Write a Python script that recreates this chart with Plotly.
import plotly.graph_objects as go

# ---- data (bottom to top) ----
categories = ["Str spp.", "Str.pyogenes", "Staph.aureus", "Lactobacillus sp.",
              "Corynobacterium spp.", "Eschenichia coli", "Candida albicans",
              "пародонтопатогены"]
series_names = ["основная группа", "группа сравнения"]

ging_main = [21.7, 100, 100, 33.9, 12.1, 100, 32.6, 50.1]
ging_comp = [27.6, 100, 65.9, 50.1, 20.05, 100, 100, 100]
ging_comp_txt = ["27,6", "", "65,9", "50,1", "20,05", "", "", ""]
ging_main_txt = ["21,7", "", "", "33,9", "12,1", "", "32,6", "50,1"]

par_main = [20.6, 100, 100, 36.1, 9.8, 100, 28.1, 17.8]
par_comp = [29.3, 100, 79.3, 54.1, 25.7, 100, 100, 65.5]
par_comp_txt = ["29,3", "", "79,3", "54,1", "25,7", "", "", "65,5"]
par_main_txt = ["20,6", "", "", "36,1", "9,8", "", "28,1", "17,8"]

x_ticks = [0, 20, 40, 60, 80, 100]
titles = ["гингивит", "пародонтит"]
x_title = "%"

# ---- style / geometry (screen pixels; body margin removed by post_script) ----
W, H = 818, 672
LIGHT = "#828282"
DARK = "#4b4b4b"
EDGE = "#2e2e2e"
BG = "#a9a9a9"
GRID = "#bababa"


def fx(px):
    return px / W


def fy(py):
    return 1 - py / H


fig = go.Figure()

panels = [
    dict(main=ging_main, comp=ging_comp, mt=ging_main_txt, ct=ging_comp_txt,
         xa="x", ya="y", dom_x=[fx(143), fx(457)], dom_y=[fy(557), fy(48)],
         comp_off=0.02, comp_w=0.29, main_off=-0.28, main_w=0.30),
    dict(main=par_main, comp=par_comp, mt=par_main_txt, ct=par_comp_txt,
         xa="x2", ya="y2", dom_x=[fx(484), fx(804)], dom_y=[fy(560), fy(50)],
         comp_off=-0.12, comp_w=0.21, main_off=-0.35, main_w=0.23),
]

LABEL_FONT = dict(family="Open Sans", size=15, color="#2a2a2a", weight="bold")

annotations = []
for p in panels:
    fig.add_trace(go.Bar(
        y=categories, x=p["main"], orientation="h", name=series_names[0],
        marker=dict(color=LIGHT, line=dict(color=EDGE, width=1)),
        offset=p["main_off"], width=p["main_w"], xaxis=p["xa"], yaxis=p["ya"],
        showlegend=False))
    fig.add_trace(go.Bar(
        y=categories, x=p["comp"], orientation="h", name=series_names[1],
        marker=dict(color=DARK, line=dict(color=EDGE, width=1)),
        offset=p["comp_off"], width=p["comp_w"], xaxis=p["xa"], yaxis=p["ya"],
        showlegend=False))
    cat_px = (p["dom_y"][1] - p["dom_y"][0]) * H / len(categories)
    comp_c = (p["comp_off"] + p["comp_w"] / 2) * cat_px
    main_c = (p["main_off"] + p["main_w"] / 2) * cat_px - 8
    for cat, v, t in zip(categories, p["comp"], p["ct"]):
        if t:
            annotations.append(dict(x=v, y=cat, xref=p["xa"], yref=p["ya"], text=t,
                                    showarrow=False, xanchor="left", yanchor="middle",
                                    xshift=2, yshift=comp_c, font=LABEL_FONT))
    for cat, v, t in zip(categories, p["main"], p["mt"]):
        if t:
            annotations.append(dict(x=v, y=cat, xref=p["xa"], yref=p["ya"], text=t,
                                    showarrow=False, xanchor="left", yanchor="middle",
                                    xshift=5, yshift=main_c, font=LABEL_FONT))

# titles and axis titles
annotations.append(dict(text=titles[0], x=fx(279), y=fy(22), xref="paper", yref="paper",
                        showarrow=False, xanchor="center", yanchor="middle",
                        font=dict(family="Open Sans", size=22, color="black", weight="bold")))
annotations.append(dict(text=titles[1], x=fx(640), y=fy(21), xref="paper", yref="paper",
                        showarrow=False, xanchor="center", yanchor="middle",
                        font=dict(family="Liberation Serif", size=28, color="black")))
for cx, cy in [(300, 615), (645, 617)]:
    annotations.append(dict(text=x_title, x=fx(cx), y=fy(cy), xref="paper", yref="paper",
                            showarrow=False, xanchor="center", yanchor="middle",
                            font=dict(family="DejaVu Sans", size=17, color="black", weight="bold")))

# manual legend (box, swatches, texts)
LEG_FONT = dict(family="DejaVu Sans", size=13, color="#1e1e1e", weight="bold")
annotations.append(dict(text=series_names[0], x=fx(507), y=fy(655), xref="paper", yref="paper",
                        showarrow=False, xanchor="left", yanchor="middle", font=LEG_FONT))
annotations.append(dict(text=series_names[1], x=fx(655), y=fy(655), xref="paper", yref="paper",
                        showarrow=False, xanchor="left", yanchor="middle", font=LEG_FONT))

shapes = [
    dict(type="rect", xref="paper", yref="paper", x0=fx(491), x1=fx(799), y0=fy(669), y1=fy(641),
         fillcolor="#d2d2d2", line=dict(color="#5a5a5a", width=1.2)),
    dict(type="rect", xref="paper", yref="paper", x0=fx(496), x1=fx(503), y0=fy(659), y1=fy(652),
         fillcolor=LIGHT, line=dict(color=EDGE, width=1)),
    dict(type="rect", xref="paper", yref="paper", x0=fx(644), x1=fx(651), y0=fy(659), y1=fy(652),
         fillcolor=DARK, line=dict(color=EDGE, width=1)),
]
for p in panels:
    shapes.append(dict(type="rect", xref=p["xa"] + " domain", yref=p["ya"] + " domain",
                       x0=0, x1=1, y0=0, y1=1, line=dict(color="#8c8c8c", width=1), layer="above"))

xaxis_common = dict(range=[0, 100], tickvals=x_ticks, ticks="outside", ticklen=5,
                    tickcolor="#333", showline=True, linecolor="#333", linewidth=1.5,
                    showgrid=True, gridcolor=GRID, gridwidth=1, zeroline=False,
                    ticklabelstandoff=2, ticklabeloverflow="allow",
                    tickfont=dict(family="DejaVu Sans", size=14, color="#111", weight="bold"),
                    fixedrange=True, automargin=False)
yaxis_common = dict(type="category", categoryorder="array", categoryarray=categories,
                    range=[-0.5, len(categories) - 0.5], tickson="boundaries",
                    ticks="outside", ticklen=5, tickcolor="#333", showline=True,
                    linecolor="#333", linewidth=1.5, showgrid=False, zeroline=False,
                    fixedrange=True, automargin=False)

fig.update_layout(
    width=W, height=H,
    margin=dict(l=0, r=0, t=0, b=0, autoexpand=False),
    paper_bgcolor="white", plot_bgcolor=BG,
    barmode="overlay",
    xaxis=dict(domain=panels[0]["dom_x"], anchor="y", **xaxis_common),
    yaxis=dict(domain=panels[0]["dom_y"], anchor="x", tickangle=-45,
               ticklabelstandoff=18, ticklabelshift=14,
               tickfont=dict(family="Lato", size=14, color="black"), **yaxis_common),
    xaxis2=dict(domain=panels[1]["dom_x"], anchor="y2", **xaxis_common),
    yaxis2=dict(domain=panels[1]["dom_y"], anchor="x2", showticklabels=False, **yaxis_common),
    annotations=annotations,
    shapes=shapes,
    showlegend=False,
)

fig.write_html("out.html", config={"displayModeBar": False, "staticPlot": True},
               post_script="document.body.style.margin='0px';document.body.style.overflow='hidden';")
----
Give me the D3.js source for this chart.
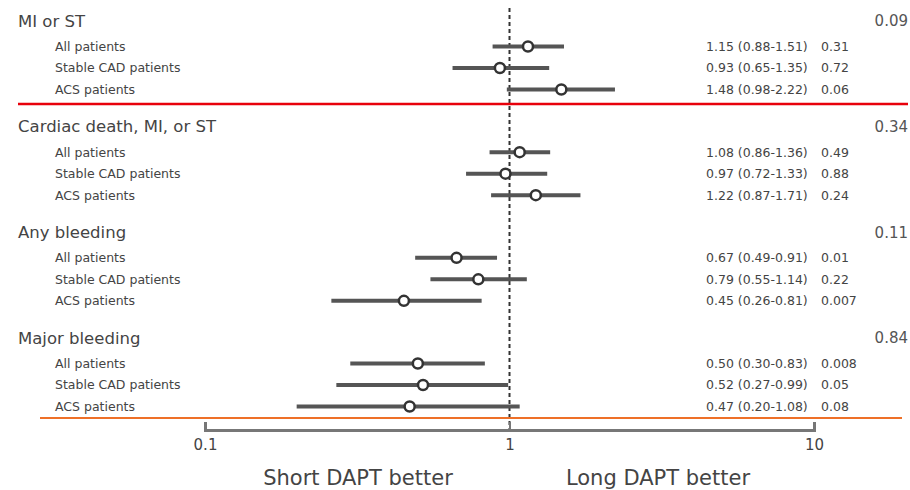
----
Reproduce only the lines from the one containing "Write a Python" through the one containing "import plotly.graph_objects as go", inclusive of both.

Write a Python script that recreates this chart with Plotly.
import plotly.graph_objects as go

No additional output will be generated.